A/Prof Sarah Foster leads a program of applied, policy-relevant research designed to influence policy and practice to create healthier built environments.
Sarah’s research focuses on the policy and practice of designing healthy equitable higher-density communities. This includes the ‘The High Life Study’ which examines the interplay between apartment design policy standards, the design of contemporary apartment buildings, and residents’ health and wellbeing. The High Life data platform combines policy-specific apartment/building design metrics with a survey of residents and neighbourhood liveability measures, and underpins several PhD and research projects.
Sarah is lead investigator on an ARC Discovery Project (DP210103736) that investigates that parks apartment residents use (and why) to create evidence-based public open space standards, and a Future Fellowship (FT210100899) that is tailored to inform the content and detail of apartment design policies and the planning of apartment precincts. She is also an investigator on projects that evaluate community responses to infill developments (LP190100558) and explore community preferences for public open space (AURIN High Impact project).
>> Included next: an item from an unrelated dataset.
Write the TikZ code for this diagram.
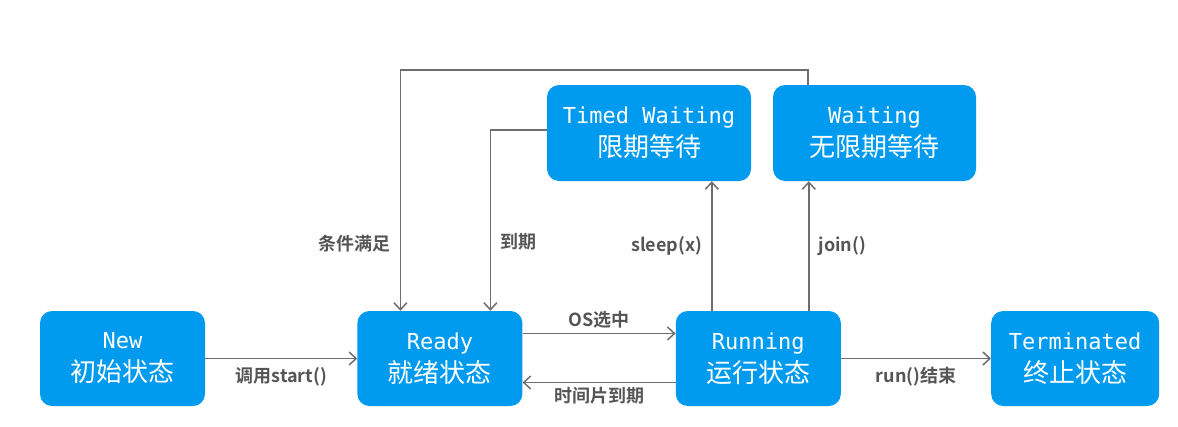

Sarah is based with the Healthy Liveable Cities Lab at the Centre for Urban Research. Before moving to RMIT to take up a Vice-Chancellor’s Research Fellowship (2017-2021), she held a series of research-intensive appointments at the Centre for the Built Environment and Health at The University of Western Australia. This included a Healthway Health Promotion Research Fellowship (2012-2014) and an ARC Discovery Early Career Researcher Award (2016-2018). She is a member of the West Australian State Design Review Panel as a specialist in public health, and Senior Assistant Editor with Environment and Behaviour. Sarah has Bachelor of Geography (2005), and a PhD in Population Health from The University of Western Australia (2010).